With current engine oils the lower ZDDP is a non issue even in older engines (or current flat tappet engines like Cummins). People in the diesel community believed the sky was falling when CJ4 oil was introduced with lower ZDDP levels. Here we are, nearly 10 years later and hundreds of millions of miles are collectively ran every year on CJ4 without a single oil related failure
 
Originally Posted By: ARCOgraphite
Many Mild factory v8s wore out by 100K miles running high zddp oils in the 60's and 70's. Big cam engines aren't going to last past 500hours anyhow - You want a roller there.


I'm all for modern engineering like roller cams, overhead cams, Variable valve timing, etc. but its flat out not true that big cammed, flat tappet engines are are going to wear out in 500 hours.

Roller cams have issues too, there is no free ride. If you use a hydraulic roller, you are essentially limited to 6,500 rpm before the lifter pumps up, ie valve float. If you go with a solid roller cam, then the rollers get beat to death when you are dogging the car at idle or low crusiImg rpm. Even choice has limitations.
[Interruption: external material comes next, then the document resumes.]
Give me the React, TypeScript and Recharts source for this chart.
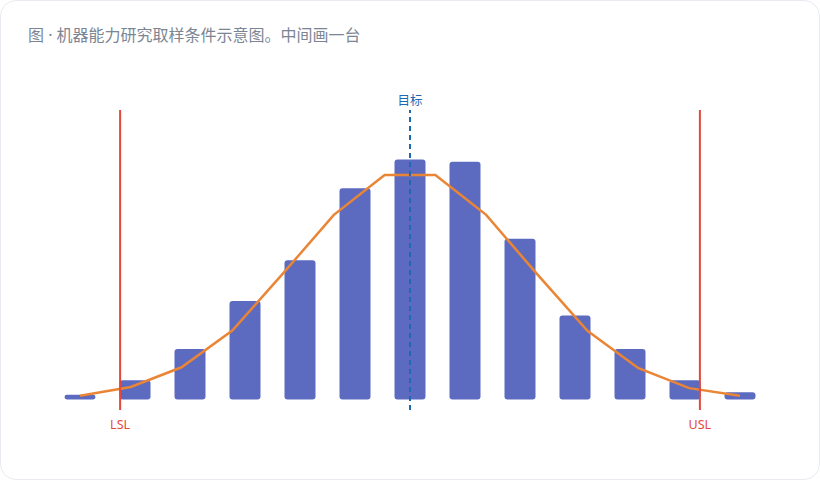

whether or not engines were worn out at 100,000 miles has more to do with, maintenance, metallurgy and the engineering of oil in the '60's ( in that order of importance) than how much zddp was in the oils.

Z.
 
Originally Posted By: zray

whether or not engines were worn out at 100,000 miles has more to do with, maintenance, metallurgy and the engineering of oil in the '60's ( in that order of importance) than how much zddp was in the oils.

Z.


Carburetors & Points ignition contributed also. Cold starts were harder on cars back then, constantly getting the cylinders washed down, more fuel dilution, worse consequences when things were out of whack, etc.
 
Originally Posted By: jrmason
With current engine oils the lower ZDDP is a non issue even in older engines (or current flat tappet engines like Cummins). People in the diesel community believed the sky was falling when CJ4 oil was introduced with lower ZDDP levels. Here we are, nearly 10 years later and hundreds of millions of miles are collectively ran every year on CJ4 without a single oil related failure


CJ4 oils still have 1200 ppm of zddp.
 
Originally Posted By: zray


whether or not engines were worn out at 100,000 miles has more to do with, maintenance, metallurgy and the engineering of oil in the '60's ( in that order of importance) than how much zddp was in the oils.

Z.


I agree. THE SBC was a stone axe of an engine, nothing really exotic about it. Variabilities in Cam lobe bulk case hardening was prob the biggest issue if it was not induction hardened race part.